Сознательный переход от отвлеченной философии самодовлеющего рассудка к конкретной философии целостной жизни духа, не философии чувства, а философии органического духа, раскрывает возможность положительного решения проблем реальности, свободы, личности. Рационалистическая философия бессильна разрешить проблему отношения ratio – рассудка к иррациональной действительности. Для мистической философии такого затруднения быть не может. Действительность иррациональна для отвлеченного рассудка, но для органического разума раскрывается органический разум действительности. Для Логоса в познающем субъекте раскрывается Логос в познаваемом бытии. Для философии, которую мы называем мистической в отличие от рационалистической, реальность бытия не может быть подорвана никакой рассудочной рефлексией.
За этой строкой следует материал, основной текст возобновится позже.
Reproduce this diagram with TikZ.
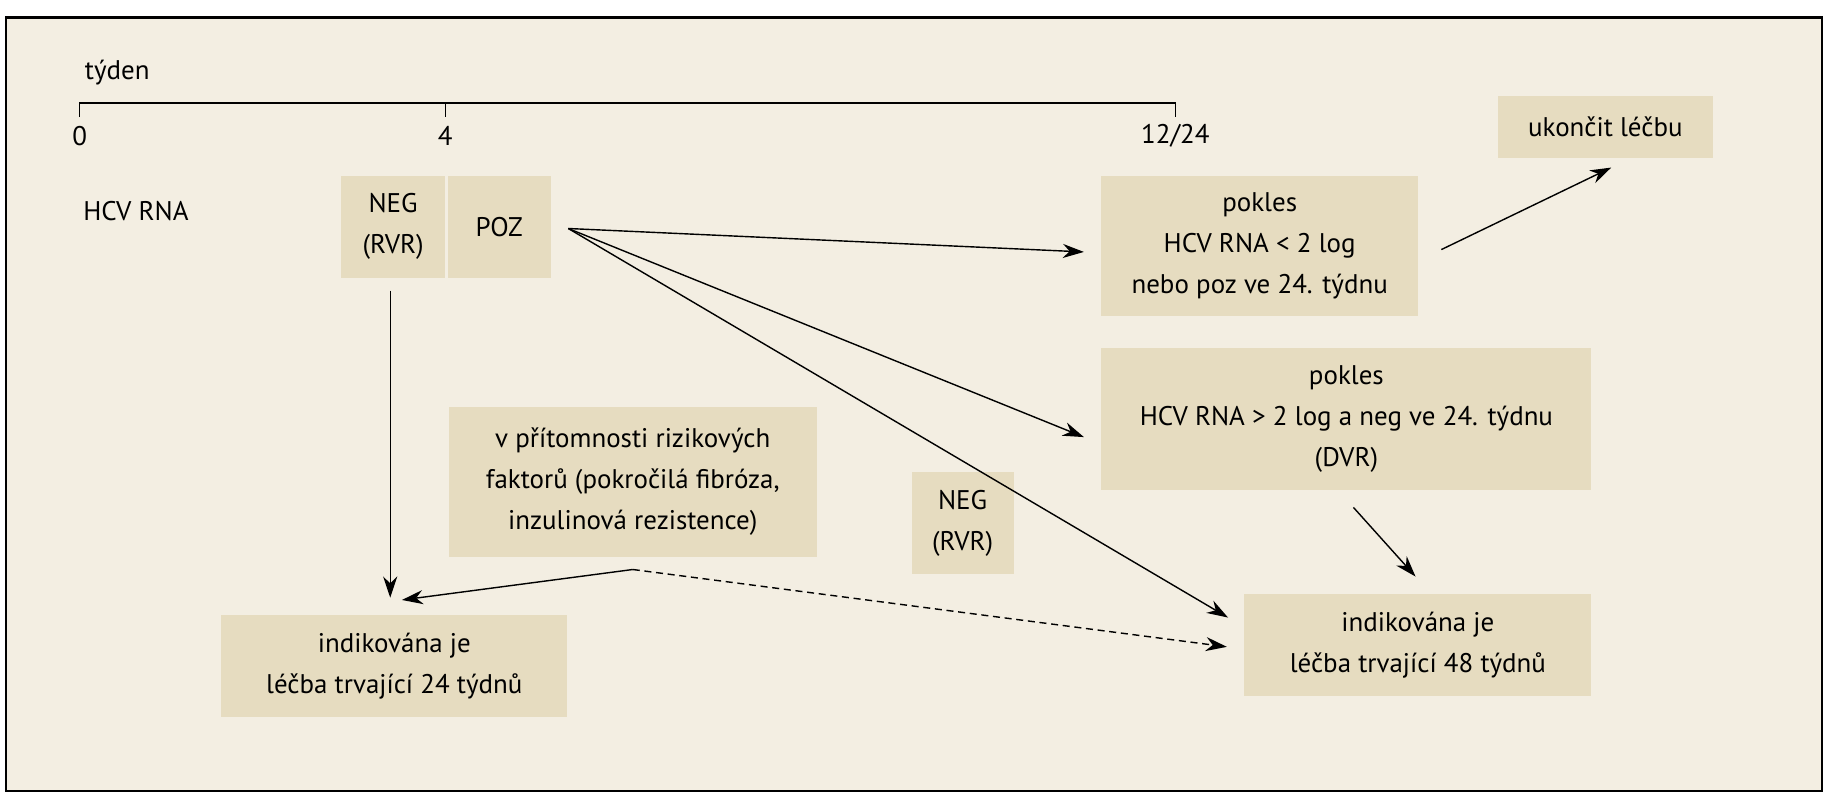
\documentclass[tikz,border=0pt]{standalone}
\usepackage{fontspec}
\setmainfont{PT Sans}
\usetikzlibrary{arrows.meta}
\definecolor{bg}{HTML}{F3EEE2}
\definecolor{bx}{HTML}{E6DCC0}
\begin{document}
\begin{tikzpicture}[x=0.5pt,y=-0.5pt,
  box/.style={fill=bx,draw=none,inner sep=0pt,align=center,font=\fontsize{11.5}{17.5}\selectfont},
  txt/.style={inner sep=0pt,font=\fontsize{11.5}{17.5}\selectfont},
  arr/.style={-{Stealth[length=9pt,width=6pt]},line width=0.6pt}]
\useasboundingbox (0,0) rectangle (1560,682);
\draw[fill=bg,line width=1pt] (5,15) rectangle (1555,675);
\node[txt] (tyden) at (100,62) {týden};
\draw[line width=0.6pt] (68,100) -- (68,88) -- (1003,88) -- (1003,100);
\draw[line width=0.6pt] (380,88) -- (380,100);
\node[txt] (t0) at (68,116) {0};
\node[txt] (t4) at (380,116) {4};
\node[txt] (t12) at (1003,116) {12/24};
\node[txt] (hcv) at (116,180) {HCV RNA};
\node[box,minimum width=44.5pt,minimum height=43.5pt] (neg) at (335.5,193.5) {NEG\\(RVR)};
\node[box,minimum width=44pt,minimum height=43.5pt] (poz) at (426,193.5) {POZ};
\node[box,minimum width=135pt,minimum height=60pt] (p1) at (1075,210) {pokles\\HCV RNA < 2 log\\nebo poz ve 24. týdnu};
\node[box,minimum width=92pt,minimum height=26.5pt] (uk) at (1370,108.5) {ukončit léčbu};
\node[box,minimum width=209pt,minimum height=60.5pt] (p2) at (1149,357.5) {pokles\\HCV RNA > 2 log a neg ve 24. týdnu\\(DVR)};
\node[box,minimum width=157pt,minimum height=64pt] (risk) at (540,411) {v přítomnosti rizikových\\faktorů (pokročilá fibróza,\\inzulinová rezistence)};
\node[box,minimum width=43.5pt,minimum height=43.5pt] (neg2) at (821.5,446.5) {NEG\\(RVR)};
\node[box,minimum width=147.5pt,minimum height=43.5pt] (w24) at (336.5,568.5) {indikována je\\léčba trvající 24 týdnů};
\node[box,minimum width=148pt,minimum height=43.5pt] (w48) at (1210,550.5) {indikována je\\léčba trvající 48 týdnů};
\coordinate (pozR) at (485,195);
\coordinate (riskB) at (540,486);
\draw[arr] (pozR) -- (925,215);
\draw[arr] (pozR) -- (925,373);
\draw[arr] (pozR) -- (1048,527);
\draw[arr] (1230,213) -- (1375,143);
\draw[arr] (333,248) -- (333,510);
\draw[arr] (riskB) -- (343,512);
\draw[arr,dashed,dash pattern=on 3pt off 2pt] (riskB) -- (1047,552);
\draw[arr] (1155,433) -- (1208,492);
\end{tikzpicture}
\end{document}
Реальность дана непосредственно, и дан путь соединения с ней через цельную жизнь духа, через разум органический. Для рационалистической философии свобода непостижима и всегда сводится к необходимости или оказывается иллюзией. Для мистической философии свобода есть исходное, она утверждается в ее безмерности и бездонности и ни на что не сводима. Свобода, как и реальная действительность, иррациональна для рационалистической, интеллектуалистической философии, но постижима для философии цельного духа. Личность иррациональна для рационалистической философии и всегда разложима и на что-нибудь сводима; пантеистический монизм или атомистический плюрализм оказываются роковыми пределами рациональной мысли. Для мистической философии личность изначальна, неразложима, постижима в единственности своего вечного бытия. Рационалистическая философия бессильна решить проблему зла, так связанную с проблемой свободы и личности. Для мистической философии проблема зла разрешима, это ее пробный камень.

Те, которые верят в миссию России, а в нее можно только верить, те всегда видели и всегда будут видеть это призвание в творческом достижении религиозного синтеза, религиозного синтеза и в жизни и в сознании. Отвлеченная философия не может у нас создать ничего замечательного, ее работа у нас в лучшем случае лишь педагогическая. Если существует своеобразный дух России, то дух этот ищет истины как пути и жизни, т. е. истины живой, конкретной. Только в этом может быть наше всемирно-историческое дело. Путь этот был уже указан основоположниками славянофильства Киреевским и Хомяковым, на пути этом стояли такие светочи, как Достоевский и Вл. Соловьев, и по пути этому хотят идти представители наших новейших мистических течений. Все попытки заглушить эту великую традицию традицией дифференцированной и отвлеченной культуры могут иметь значение лишь элементарное и второстепенное. Смешно было бы противопоставить духу Достоевского дух Когена или Риккерта.